国家の利益のためなら手段を選ばない思想「マキアヴェッリズム」の語源となった、中世イタリアの思想家・マキアヴェッリ。彼の残した言葉には、共感する部分が多いとエステー・鈴木喬会長は語る。
リーダーが「鬼」とならねば人は動かず
「マキアヴェッリを読んでいることを、公言するなんて珍しいですね」と言われることがあります。代表作である『君主論』はかつて「悪魔の書」と呼ばれ、目的のためなら手段を選ばない「権謀術数」を説いた本というイメージも強い。しかし私にとってマキアヴェッリの書籍は、本音で世の中を語っている本なんです。

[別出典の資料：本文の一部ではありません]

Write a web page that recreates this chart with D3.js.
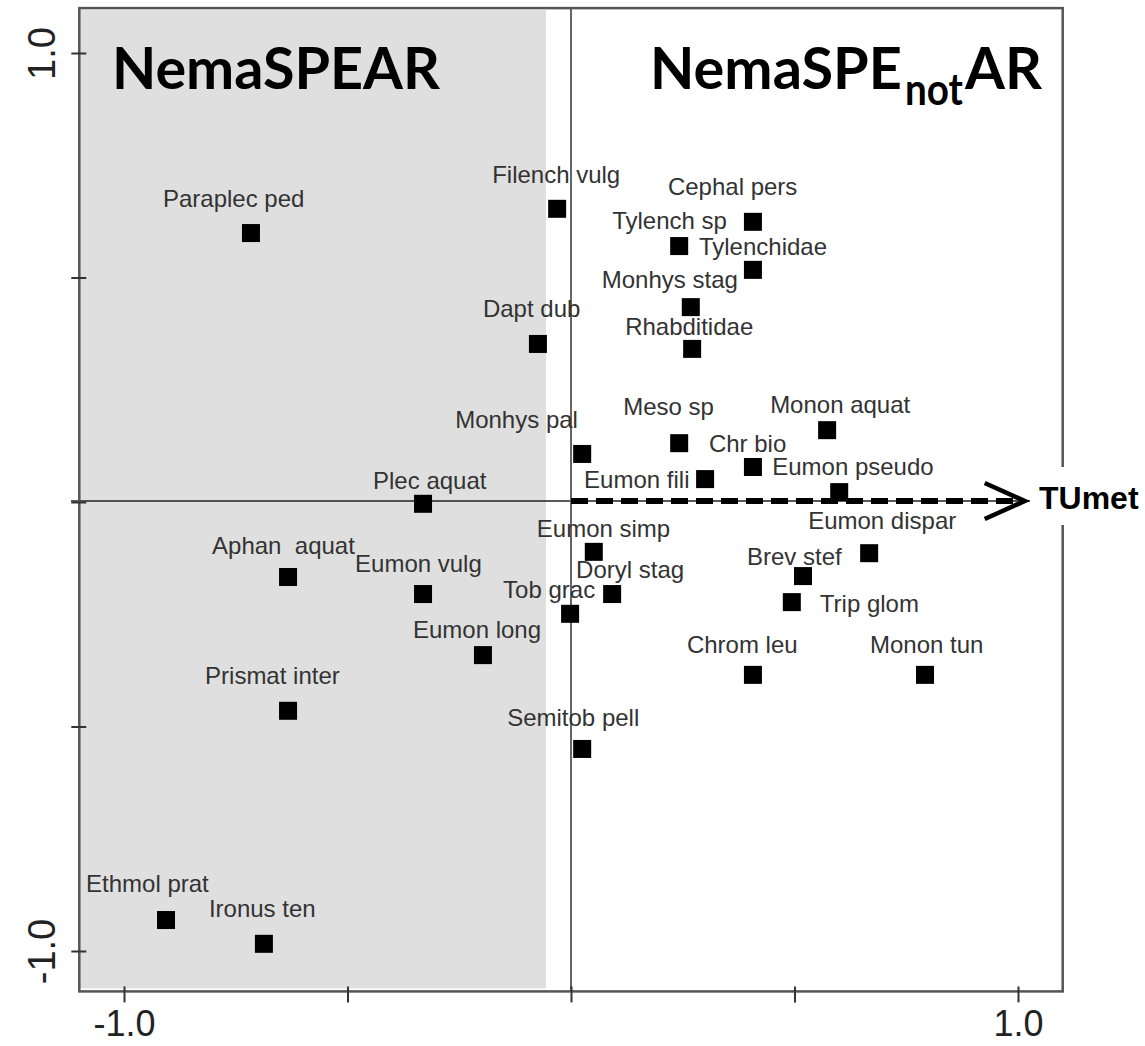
<!DOCTYPE html>
<html>
<head>
<meta charset="utf-8">
<script src="https://cdn.jsdelivr.net/npm/d3@7"></script>
<style>
  body { margin: 0; background: #fff; }
  svg { display: block; }
</style>
</head>
<body>
<div class="plot"></div>
<script>
// species scores (axis 1 / axis 2)
let species=['Paraplec ped','Filench vulg','Cephal pers','Tylench sp','Tylenchidae','Monhys stag','Dapt dub','Rhabditidae','Meso sp','Monon aquat',
  'Monhys pal','Chr bio','Eumon fili','Eumon pseudo','Plec aquat','Eumon simp','Eumon dispar','Aphan  aquat','Brev stef','Eumon vulg',
  'Doryl stag','Trip glom','Tob grac','Eumon long','Chrom leu','Monon tun','Prismat inter','Semitob pell','Ethmol prat','Ironus ten']
let xScore=[-0.716,-0.031,0.407,0.242,0.407,0.268,-0.074,0.271,0.242,0.573,
  0.025,0.407,0.300,0.600,-0.331,0.051,0.667,-0.633,0.519,-0.331,
  0.092,0.494,-0.002,-0.197,0.407,0.792,-0.633,0.025,-0.906,-0.687]
let yScore=[0.599,0.653,0.624,0.570,0.517,0.434,0.352,0.341,0.131,0.160,
  0.107,0.078,0.051,0.022,-0.004,-0.111,-0.114,-0.167,-0.165,-0.205,
  -0.205,-0.223,-0.249,-0.341,-0.385,-0.385,-0.465,-0.550,-0.931,-0.984]
// environmental vector
let envName='TUmet'
let envVec=[1.015,0]
let tickVals=[-1,-0.5,0,0.5,1]
let tickText={'-1':'-1.0','1':'1.0'}
let speBoundary=-0.056

// label offsets in px from each point (left edge, baseline)
let labelDx=[-88,-65,-85,-67,-54,-89,-55,-67,-56,-57,-127,-44,-121,-67,-50,-57,-61,-76,-56,-68,-36,28,-67,-70,-66,-55,-83,-75,-80,-55]
let labelDy=[-26,-26,-27,-17,-15,-19,-27,-14,-28,-17,-26,-15,9,-17,-15,-15,-24,-23,-11,-22,-16,10,-16,-17,-22,-22,-27,-23,-28,-27]

let w=1145, h=1046
let xScale=d3.scaleLinear().domain([-1,1]).range([124,1018])
let yScale=d3.scaleLinear().domain([-1,1]).range([951,53])
let xlim=[-1.1,1.1], ylim=[-1.09,1.1]

let svg=d3.select('.plot').append('svg').attr('width',w).attr('height',h)
let bx0=xScale(xlim[0]), bx1=xScale(xlim[1]), by0=yScale(ylim[1]), by1=yScale(ylim[0])

// shaded NemaSPEAR region
svg.append('rect').attr('x',bx0).attr('y',by0+2).attr('width',xScale(speBoundary)-bx0).attr('height',by1-by0-5).attr('fill','#dfdfdf')

// zero lines
svg.append('line').attr('x1',71).attr('x2',bx1).attr('y1',yScale(0)-1).attr('y2',yScale(0)-1)
  .attr('stroke','#222').attr('stroke-width',1.6)
svg.append('line').attr('x1',xScale(0)).attr('x2',xScale(0)).attr('y1',by0).attr('y2',by1)
  .attr('stroke','#666').attr('stroke-width',2)

// box
svg.append('rect').attr('x',bx0).attr('y',by0).attr('width',bx1-bx0).attr('height',by1-by0)
  .attr('fill','none').attr('stroke','#555').attr('stroke-width',2.5)

// axes
let yAxis=d3.axisLeft(yScale).tickValues(tickVals).tickSize(15).tickSizeOuter(0).tickFormat(d=>tickText[d]||'')
let gy=svg.append('g').attr('transform','translate('+(bx0+7)+',0)').call(yAxis)
gy.select('.domain').remove()
gy.selectAll('.tick line').attr('stroke','#333').attr('stroke-width',2)
gy.selectAll('.tick text').attr('x',null).attr('dy',null).attr('text-anchor','middle')
  .attr('transform','translate('+(55-bx0-7)+',0) rotate(-90)')
  .style('font-family','"Liberation Sans", Arial, sans-serif').style('font-size','38px').attr('fill','#222')

let xAxis=d3.axisBottom(xScale).tickValues(tickVals).tickSize(16).tickSizeOuter(0).tickFormat(d=>tickText[d]||'')
let gx=svg.append('g').attr('transform','translate(0,'+(by1-5)+')').call(xAxis)
gx.select('.domain').remove()
gx.selectAll('.tick line').attr('stroke','#333').attr('stroke-width',2)
gx.selectAll('.tick text').attr('y',1036-(by1-5)).attr('dy',null)
  .style('font-family','"Liberation Sans", Arial, sans-serif').style('font-size','36px').attr('fill','#222')

// environmental arrow
let ax0=xScale(0), ay=yScale(envVec[1])-1, ax1=xScale(envVec[0])
svg.append('line').attr('x1',ax0).attr('x2',ax1-4).attr('y1',ay).attr('y2',ay)
  .attr('stroke','#000').attr('stroke-width',6).attr('stroke-dasharray','17,8')
svg.append('path').attr('d',d3.line()([[ax1-40,ay-18],[ax1,ay],[ax1-40,ay+18]]))
  .attr('fill','none').attr('stroke','#000').attr('stroke-width',4.5).attr('stroke-linejoin','miter')

// species points
svg.selectAll('rect.sp').data(species).enter().append('rect').attr('class','sp')
  .attr('x',(d,i)=>xScale(xScore[i])-9).attr('y',(d,i)=>yScale(yScore[i])-9)
  .attr('width',18).attr('height',18).attr('fill','#000')
svg.selectAll('text.sp').data(species).enter().append('text').attr('class','sp')
  .attr('x',(d,i)=>xScale(xScore[i])+labelDx[i]).attr('y',(d,i)=>yScale(yScore[i])+labelDy[i])
  .attr('xml:space','preserve')
  .style('white-space','pre')
  .style('font-family','"Liberation Sans", Arial, sans-serif').style('font-size','24px').attr('fill','#333')
  .text(d=>d)

// vector label with white backing
svg.append('rect').attr('x',1030).attr('y',467).attr('width',115).attr('height',58).attr('fill','#fff')
svg.append('text').attr('x',1039).attr('y',509).text(envName)
  .style('font-family','"Liberation Sans", Arial, sans-serif').style('font-size','32px').style('font-weight','bold').attr('fill','#000')

// group titles
let tf='Lato, "Open Sans", sans-serif'
svg.append('text').attr('x',112).attr('y',89).text('NemaSPEAR').attr('textLength',328).attr('lengthAdjust','spacingAndGlyphs')
  .style('font-family',tf).style('font-size','57px').style('font-weight','bold').attr('fill','#000')
svg.append('text').attr('x',650).attr('y',89).text('NemaSPE').attr('textLength',252).attr('lengthAdjust','spacingAndGlyphs')
  .style('font-family',tf).style('font-size','57px').style('font-weight','bold').attr('fill','#000')
svg.append('text').attr('x',905).attr('y',105).text('not').attr('textLength',58).attr('lengthAdjust','spacingAndGlyphs')
  .style('font-family',tf).style('font-size','44px').style('font-weight','bold').attr('fill','#000')
svg.append('text').attr('x',965).attr('y',89).text('AR').attr('textLength',77).attr('lengthAdjust','spacingAndGlyphs')
  .style('font-family',tf).style('font-size','57px').style('font-weight','bold').attr('fill','#000')
</script>
</body>
</html>
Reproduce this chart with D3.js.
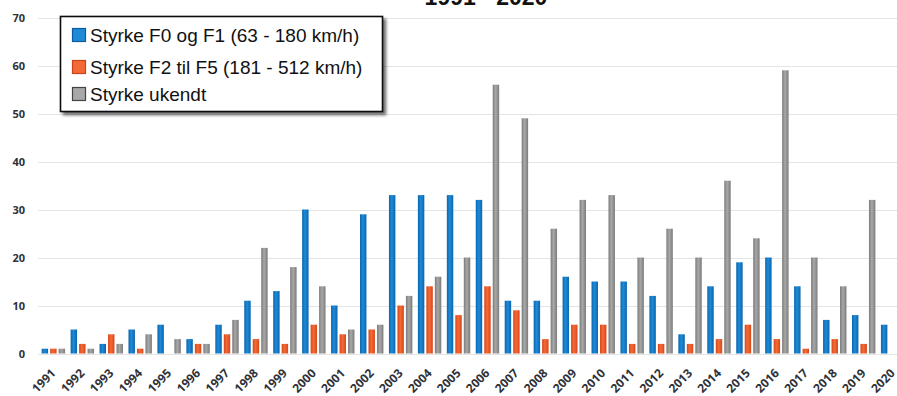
<!DOCTYPE html>
<html>
<head>
<meta charset="utf-8">
<script src="https://cdn.jsdelivr.net/npm/d3@7/dist/d3.min.js"></script>
<style>
  html, body { margin: 0; padding: 0; background: #fff; }
  svg { display: block; }
</style>
</head>
<body>
<svg id="chart" width="897" height="396"></svg>
<script>
// Tornado counts per year, by Fujita strength class
const years = ["1991","1992","1993","1994","1995","1996","1997","1998","1999","2000",
               "2001","2002","2003","2004","2005","2006","2007","2008","2009","2010",
               "2011","2012","2013","2014","2015","2016","2017","2018","2019","2020"];
const weak    = [1,5,2,5,6,3,6,11,13,30, 10,29,33,33,33,32,11,11,16,15, 15,12,4,14,19,20,14,7,8,6];
const strong  = [1,2,4,1,0,2,4,3,2,6, 4,5,10,14,8,14,9,3,6,6, 2,2,2,3,6,3,1,3,2,0];
const unknown = [1,1,2,4,3,2,7,22,18,14, 5,6,12,16,20,56,49,26,32,33, 20,26,20,36,24,59,20,14,32,0];
const seriesNames = ["Styrke F0 og F1 (63 - 180 km/h)", "Styrke F2 til F5 (181 - 512 km/h)", "Styrke ukendt"];
const yTicks = [0,10,20,30,40,50,60,70];
const title = "1991 - 2020";

const series = [weak, strong, unknown];
const colors = [
  { dark: "#0b66ad", mid: "#1e8ad8", border: "#0b5c9c" },
  { dark: "#d8471a", mid: "#f46a36", border: "#c9441a" },
  { dark: "#7b7b7b", mid: "#a8a8a8", border: "#444444" }
];

const svg = d3.select("#chart");
const defs = svg.append("defs");

colors.forEach((c, i) => {
  const g = defs.append("linearGradient").attr("id", "bar" + i)
    .attr("x1", "0%").attr("x2", "100%").attr("y1", "0%").attr("y2", "0%");
  g.append("stop").attr("offset", "0%").attr("stop-color", c.dark);
  g.append("stop").attr("offset", "45%").attr("stop-color", c.mid);
  g.append("stop").attr("offset", "100%").attr("stop-color", c.dark);
});

const shadow = defs.append("filter").attr("id", "shadow")
  .attr("x", "-10%").attr("y", "-10%").attr("width", "130%").attr("height", "140%");
shadow.append("feGaussianBlur").attr("in", "SourceAlpha").attr("stdDeviation", 1.6).attr("result", "b");
shadow.append("feOffset").attr("in", "b").attr("dx", 3).attr("dy", 3).attr("result", "o");
shadow.append("feComponentTransfer").attr("in", "o").attr("result", "s")
  .append("feFuncA").attr("type", "linear").attr("slope", 0.55);
const merge = shadow.append("feMerge");
merge.append("feMergeNode").attr("in", "s");
merge.append("feMergeNode").attr("in", "SourceGraphic");

const y = d3.scaleLinear().domain([0, 70]).range([353.5, 17.5]);
const x = d3.scaleBand().domain(years).range([38.9, 907.1]).paddingInner(0.191).paddingOuter(0.0955);
const xs = d3.scaleBand().domain([0, 1, 2]).range([0, x.bandwidth()]).paddingInner(0.24);

// Horizontal gridlines
svg.append("g").selectAll("line").data(yTicks).join("line")
  .attr("x1", 38).attr("x2", 897)
  .attr("y1", d => Math.round(y(d)) + 0.5).attr("y2", d => Math.round(y(d)) + 0.5)
  .attr("stroke", "#e4e4e4").attr("stroke-width", 1);

// Y axis labels
const yAxis = svg.append("g").attr("transform", "translate(25,0)")
  .call(d3.axisLeft(y).tickValues(yTicks).tickSize(0).tickPadding(0));
yAxis.select(".domain").remove();
yAxis.selectAll("text")
  .attr("font-family", "'Open Sans', sans-serif").attr("font-weight", 700)
  .attr("font-size", 11).attr("fill", "#2e3138");

// Bars
const groups = svg.append("g").selectAll("g").data(years).join("g")
  .attr("transform", d => `translate(${x(d)},0)`);
groups.selectAll("rect").data((d, i) => series.map((s, k) => ({ k, v: s[i] })).filter(e => e.v > 0))
  .join("rect")
  .attr("x", d => xs(d.k))
  .attr("width", xs.bandwidth())
  .attr("y", d => y(d.v))
  .attr("height", d => y(0) - y(d.v))
  .attr("fill", d => `url(#bar${d.k})`);

// X axis labels, rotated
const xAxis = svg.append("g").attr("transform", "translate(0,360)")
  .call(d3.axisBottom(x).tickSize(0).tickPadding(0));
xAxis.select(".domain").remove();
xAxis.selectAll("text")
  .attr("font-family", "'Open Sans', sans-serif").attr("font-weight", 700)
  .attr("font-size", 12).attr("fill", "#2e3138")
  .attr("text-anchor", "end")
  .attr("dy", 0)
  .attr("transform", "translate(3,14) rotate(-45)");

// Title, partially above the top edge
svg.append("text").attr("x", 486).attr("y", 5)
  .attr("text-anchor", "middle")
  .attr("font-family", "'Liberation Sans', Arial, sans-serif").attr("font-weight", 700)
  .attr("font-size", 23).attr("fill", "#111")
  .text(title);

// Legend
const legend = svg.append("g");
legend.append("rect").attr("x", 60.5).attr("y", 16.5).attr("width", 322).attr("height", 95)
  .attr("fill", "#fff").attr("stroke", "#111").attr("stroke-width", 1.6)
  .attr("filter", "url(#shadow)");
const rowY = [35, 67, 94];
seriesNames.forEach((name, i) => {
  legend.append("rect").attr("x", 72.5).attr("y", rowY[i] - 6.5).attr("width", 13).attr("height", 13)
    .attr("fill", colors[i].mid).attr("stroke", colors[i].border).attr("stroke-width", 1.2);
  legend.append("text").attr("x", 90).attr("y", rowY[i]).attr("dy", "0.36em")
    .attr("font-family", "'Liberation Sans', Arial, sans-serif").attr("font-size", 19).attr("fill", "#111")
    .text(name);
});
</script>
</body>
</html>
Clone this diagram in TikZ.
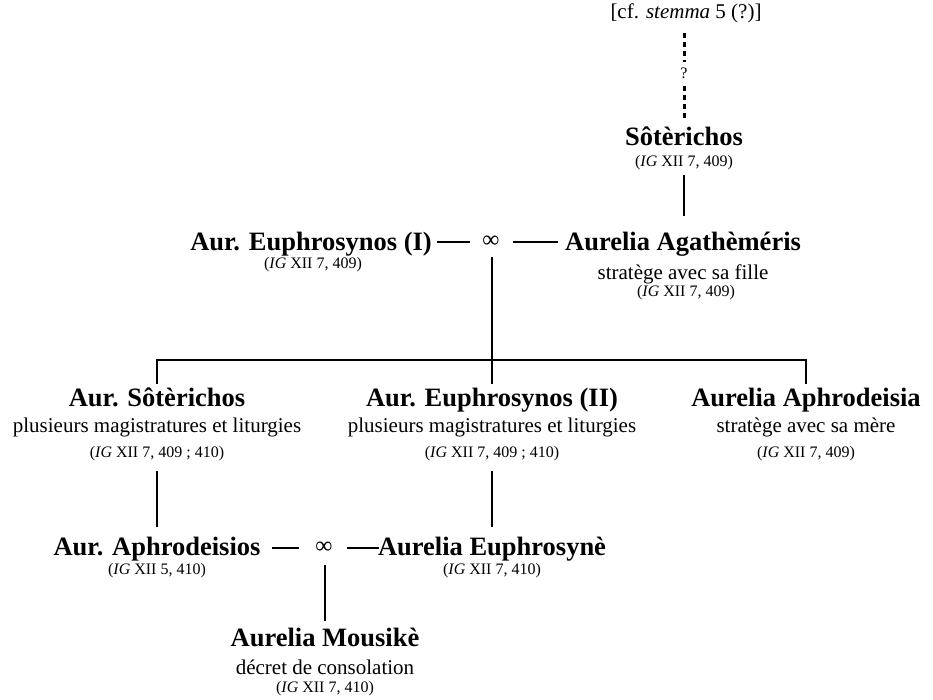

たとえば、「君主たらんとする者は、種々の良き性質をすべてもち合わせる必要はない」「君主は、それをしなければ国家の存亡にかかわるような場合は、それをすることによって受けるであろう悪評や汚名など、いっさい気にする必要はない」なんて、ズケズケとものを言ってしまう。
マキアヴェッリは、宗教や道徳の話をしているのではなく、政治の話をしているわけです。政治の世界では、裏切り、騙し合いなんて日常茶飯事でしょう? 正義だの、愛だのとごたくを並べても、一見美しいかもしれないが、現実には役に立たない。私も本音が大好き。建前なんてクソ食らえですな。
マキアヴェッリが生きていた当時のイタリアは、国家の存亡がかかった非常時で、日本で言えば戦国時代。生き残るためなら、何でもありの時代でした。マキアヴェッリは、外交官としての経験を通じて、現実の社会がどうなっているのか、生き残るにはどうすべきなのかを、よくわかっていたんでしょう。私も子どものとき、終戦を経験していますから、偉い人たちの言っていた建前が全く当てにならないことを、身をもって知っています。
マキアヴェッリの本が「悪魔の書」だなんて言う人は、中身をよく知りもしないで、曲解しているだけ。決して悪事を勧めているわけではありません。非常時になったら、心を鬼にしなければ、生き残れないことだってあります。彼は、そうした現実を包み隠さずに指摘しているだけ。明け透けに書いたからこそ、ローマ法王庁から禁書処分にされたんでしょう。
ビジネスの世界も政治と同じで、きれいごとだけではすまない。しかも、バブル崩壊後の日本経済は、ずっと非常時みたいなもの。清濁併せ呑まなければ、企業経営はやってられません。
本当はマキアヴェッリのファンである経営者も多いという話を聞きます。だけど世間体が悪くなるのを恐れて、『論語』が愛読書なんて言ってるのかもしれません。『論語』の教えの通り、仁やら義やらで道徳的に経営していたら、会社はすぐに潰れてしまいますよ。